5.3 Variance Corridor

±25 to ±41 percent
Travel has the most unstable reasoning paths across the cohort.


6. Cross Sector Insights: What the Benchmarks Reveal

6.1 Surface Visibility Is a Misleading Indicator

CPG appears strongest on first-turn surfaces but performs worst on persistence. Finance, with lower initial recall, is more reliable by the fifth turn. Travel sits at the intersection: high surface exposure and high volatility.

6.2 Sector Exposure Is Endogenous to Model Architecture

Visibility is shaped by how assistants route entities, resolve ambiguity, and integrate retrieval signals.
• CPG → noise from broad product universes
• Finance → stability from structured entity sets
• Travel → fragmentation from multi-hop routing and contextual safety layers

6.3 PSOS Without AVII Produces Systematic Errors

Relying only on PSOS creates:
• Overestimation of CPG reliability
• Underestimation of Finance durability
• Misclassification of Travel volatility as random rather than structural

AVII is required to interpret PSOS correctly.
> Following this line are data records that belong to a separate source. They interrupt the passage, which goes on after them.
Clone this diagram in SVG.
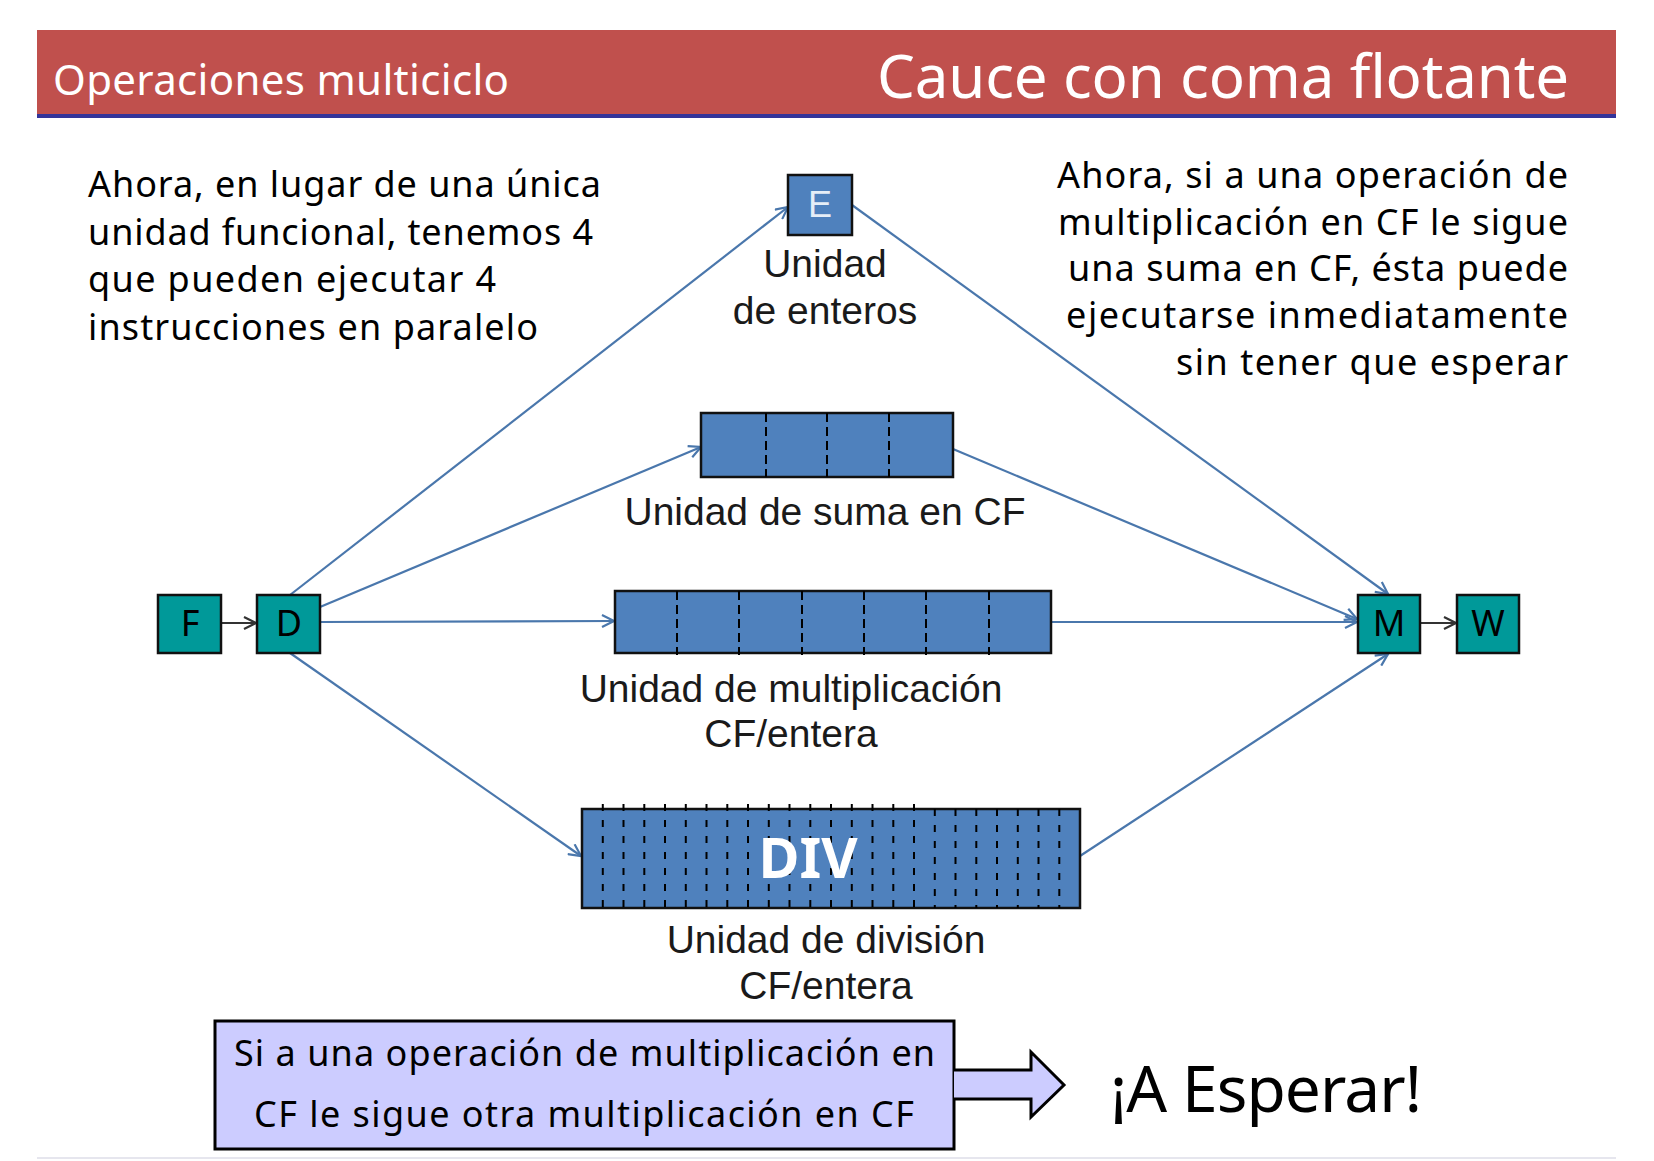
<svg xmlns="http://www.w3.org/2000/svg" width="1654" height="1161" viewBox="0 0 1654 1161">
<style>
.comic{font-family:"Comic Sans MS","Noto Sans",sans-serif;}
.arial{font-family:"Liberation Sans",Arial,sans-serif;fill:#1a1a1a;}
.teal{fill:#009999;stroke:#111;stroke-width:2.5;}
.blue{fill:#4F81BD;stroke:#111;stroke-width:2.5;}
.conn{stroke:#4A77AC;stroke-width:2.2;fill:none;}
.dark{stroke:#333;stroke-width:2.2;fill:none;}
.dash1{stroke:#000;stroke-width:2;stroke-dasharray:9 5;}
.dash2{stroke:#000;stroke-width:2;stroke-dasharray:7 9;}
.lbl{font-size:39px;text-anchor:middle;}
.par{font-size:36px;fill:#000;}
.stage{font-size:36px;fill:#000;text-anchor:middle;}
</style>
<defs>
<marker id="ab" viewBox="0 0 14 14" refX="13" refY="7" markerWidth="14" markerHeight="14" markerUnits="userSpaceOnUse" orient="auto">
<path d="M1,1 L13,7 L1,13" fill="none" stroke="#4A77AC" stroke-width="2.2"/>
</marker>
<marker id="ad" viewBox="0 0 14 14" refX="13" refY="7" markerWidth="14" markerHeight="14" markerUnits="userSpaceOnUse" orient="auto">
<path d="M1,1 L13,7 L1,13" fill="none" stroke="#333" stroke-width="2.2"/>
</marker>
</defs>
<rect width="1654" height="1161" fill="#fff"/>
<g id="header">
<rect x="37" y="30" width="1579" height="86" fill="#C0504D"/>
<rect x="37" y="114" width="1579" height="4" fill="#333399"/>
<text class="comic" x="53" y="95" font-size="42" fill="#fff" textLength="456">Operaciones multiciclo</text>
<text class="comic" x="877" y="98" font-size="60" fill="#fff" textLength="692">Cauce con coma flotante</text>
</g>
<g id="text-left" class="comic par">
<text x="88" y="197" textLength="513">Ahora, en lugar de una única</text>
<text x="88" y="245" textLength="505">unidad funcional, tenemos 4</text>
<text x="88" y="292" textLength="408">que pueden ejecutar 4</text>
<text x="88" y="340" textLength="450">instrucciones en paralelo</text>
</g>
<g id="text-right" class="comic par">
<text x="1057" y="188" textLength="511">Ahora, si a una operación de</text>
<text x="1058" y="235" textLength="510">multiplicación en CF le sigue</text>
<text x="1068" y="281" textLength="500">una suma en CF, ésta puede</text>
<text x="1066" y="328" textLength="502">ejecutarse inmediatamente</text>
<text x="1176" y="375" textLength="392">sin tener que esperar</text>
</g>
<g id="connectors">
<line class="dark" x1="221" y1="623" x2="256" y2="623" marker-end="url(#ad)"/>
<line class="dark" x1="1420" y1="623" x2="1456" y2="623" marker-end="url(#ad)"/>
<line class="conn" x1="290" y1="595" x2="788" y2="207" marker-end="url(#ab)"/>
<line class="conn" x1="852" y1="205" x2="1388" y2="594" marker-end="url(#ab)"/>
<line class="conn" x1="320" y1="607" x2="701" y2="447" marker-end="url(#ab)"/>
<line class="conn" x1="953" y1="449" x2="1357" y2="619" marker-end="url(#ab)"/>
<line class="conn" x1="320" y1="622" x2="614" y2="621" marker-end="url(#ab)"/>
<line class="conn" x1="1051" y1="622" x2="1357" y2="622" marker-end="url(#ab)"/>
<line class="conn" x1="290" y1="653" x2="581" y2="856" marker-end="url(#ab)"/>
<line class="conn" x1="1080" y1="856" x2="1388" y2="654" marker-end="url(#ab)"/>
</g>
<g id="node-F"><rect class="teal" x="158" y="595" width="63" height="58"/><text class="comic stage" x="190" y="636">F</text></g>
<g id="node-D"><rect class="teal" x="257" y="595" width="63" height="58"/><text class="comic stage" x="289" y="636">D</text></g>
<g id="node-M"><rect class="teal" x="1358" y="595" width="62" height="58"/><text class="comic stage" x="1389" y="636">M</text></g>
<g id="node-W"><rect class="teal" x="1457" y="595" width="62" height="58"/><text class="comic stage" x="1488" y="636">W</text></g>
<g id="node-E">
<rect class="blue" x="788" y="175" width="64" height="60"/>
<text class="arial" x="820" y="217" font-size="36" text-anchor="middle" style="fill:#E6EEF7">E</text>
<text class="arial lbl" x="825" y="277">Unidad</text>
<text class="arial lbl" x="825" y="324">de enteros</text>
</g>
<g id="node-suma">
<rect class="blue" x="701" y="413" width="252" height="64"/>
<line class="dash1" x1="766" y1="413" x2="766" y2="477"/>
<line class="dash1" x1="827" y1="413" x2="827" y2="477"/>
<line class="dash1" x1="889" y1="413" x2="889" y2="477"/>
<text class="arial lbl" x="825" y="525">Unidad de suma en CF</text>
</g>
<g id="node-mult">
<rect class="blue" x="615" y="591" width="436" height="62"/>
<line class="dash1" x1="677" y1="591" x2="677" y2="655"/>
<line class="dash1" x1="739" y1="591" x2="739" y2="655"/>
<line class="dash1" x1="802" y1="591" x2="802" y2="655"/>
<line class="dash1" x1="864" y1="591" x2="864" y2="655"/>
<line class="dash1" x1="926" y1="591" x2="926" y2="655"/>
<line class="dash1" x1="989" y1="591" x2="989" y2="655"/>
<text class="arial lbl" x="791" y="702">Unidad de multiplicación</text>
<text class="arial lbl" x="791" y="747">CF/entera</text>
</g>
<g id="node-div">
<rect class="blue" x="582" y="809" width="498" height="99"/>
<g class="dash2">
<line x1="602.8" y1="804" x2="602.8" y2="908"/>
<line x1="623.5" y1="804" x2="623.5" y2="908"/>
<line x1="644.3" y1="804" x2="644.3" y2="908"/>
<line x1="665" y1="804" x2="665" y2="908"/>
<line x1="685.8" y1="804" x2="685.8" y2="908"/>
<line x1="706.5" y1="804" x2="706.5" y2="908"/>
<line x1="727.3" y1="804" x2="727.3" y2="908"/>
<line x1="748" y1="804" x2="748" y2="908"/>
<line x1="768.8" y1="804" x2="768.8" y2="908"/>
<line x1="789.5" y1="804" x2="789.5" y2="908"/>
<line x1="810.3" y1="804" x2="810.3" y2="908"/>
<line x1="831" y1="804" x2="831" y2="908"/>
<line x1="851.8" y1="804" x2="851.8" y2="908"/>
<line x1="872.5" y1="804" x2="872.5" y2="908"/>
<line x1="893.3" y1="804" x2="893.3" y2="908"/>
<line x1="914" y1="804" x2="914" y2="908"/>
<line x1="934.8" y1="809" x2="934.8" y2="908"/>
<line x1="955.5" y1="809" x2="955.5" y2="908"/>
<line x1="976.3" y1="809" x2="976.3" y2="908"/>
<line x1="997" y1="809" x2="997" y2="908"/>
<line x1="1017.8" y1="809" x2="1017.8" y2="908"/>
<line x1="1038.5" y1="809" x2="1038.5" y2="908"/>
<line x1="1059.3" y1="809" x2="1059.3" y2="908"/>
</g>
<text class="comic" x="808" y="878" font-size="56" font-weight="bold" fill="#fff" text-anchor="middle">DIV</text>
<text class="arial lbl" x="826" y="953">Unidad de división</text>
<text class="arial lbl" x="826" y="999">CF/entera</text>
</g>
<g id="note-box">
<rect x="215" y="1021" width="739" height="128" fill="#CCCCFF" stroke="#000" stroke-width="3"/>
<text class="comic par" x="234" y="1066" textLength="701">Si a una operación de multiplicación en</text>
<text class="comic par" x="254" y="1127" textLength="660">CF le sigue otra multiplicación en CF</text>
</g>
<g id="block-arrow">
<path d="M954,1070 L1031,1070 L1031,1052 L1064,1085 L1031,1117 L1031,1099 L954,1099" fill="#CCCCFF" stroke="#000" stroke-width="3" stroke-linejoin="miter"/>
</g>
<g id="result">
<text class="comic" x="1110" y="1112" font-size="64" fill="#000" textLength="312">¡A Esperar!</text>
</g>
<line x1="37" y1="1158" x2="1616" y2="1158" stroke="#E6E6EE" stroke-width="2"/>
</svg>
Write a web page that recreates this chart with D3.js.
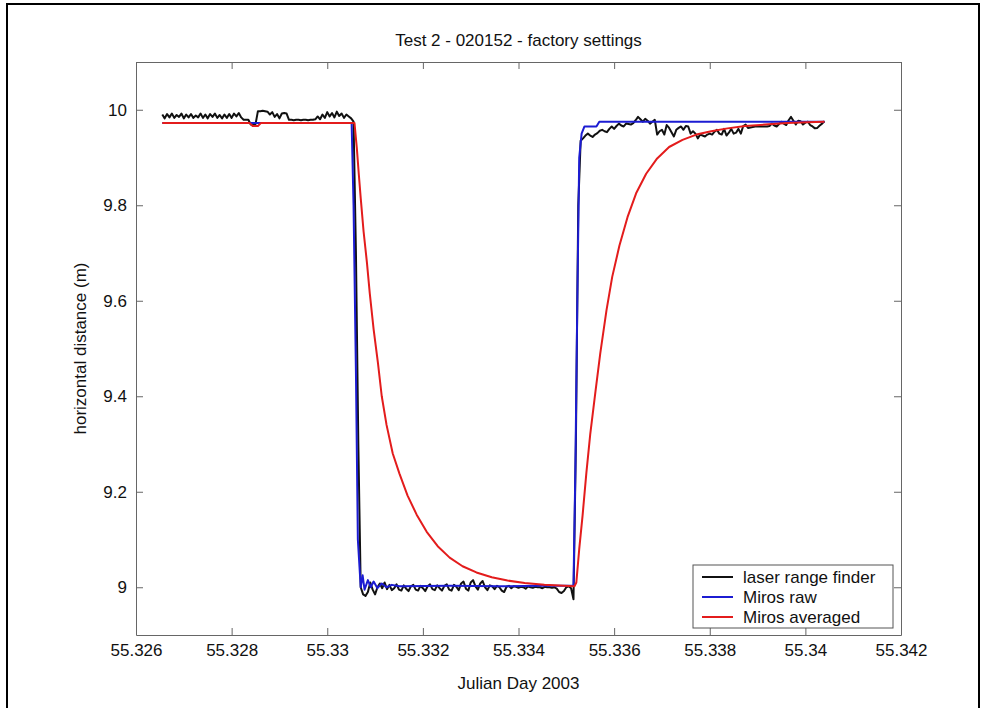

6.4 Governance Exposure Differs by Sector

• CPG: disclosure risk from volatility and false positives
• Finance: lower visibility risk, higher scrutiny on factual integrity
• Travel: high-risk sector requiring continuous monitoring, not periodic checks

These differences matter for FY26 audit and risk reporting.


7. Enterprise Application Framework

7.1 Risk Thresholds

Benchmarks serve as guardrails. Values substantially outside sector ranges signal meaningfully elevated exposure.

7.2 FY26 Audit Alignment

AVII ranges map directly to reproducibility and traceability requirements under emerging assurance expectations.

7.3 Operational Prioritisation

• CPG requires stability remediation
• Finance requires outcome-layer integrity checks
• Travel requires continuous monitoring

7.4 Forecasting and Capital Allocation

Visibility volatility should be treated as part of revenue at risk modelling. Sector differences directly influence projection confidence intervals.


8. Conclusion: Sector Evidence Must Replace General Visibility Claims

The evidence shows that visibility does not generalise across sectors. Without benchmarks, enterprises misjudge stability, misread volatility, and make incorrect assumptions about exposure.

Sector variance is now a governance variable.

PSOS measures presence.

AVII measures integrity.

Used together, they provide the evidential foundation required for FY26 oversight, reporting, and operational control.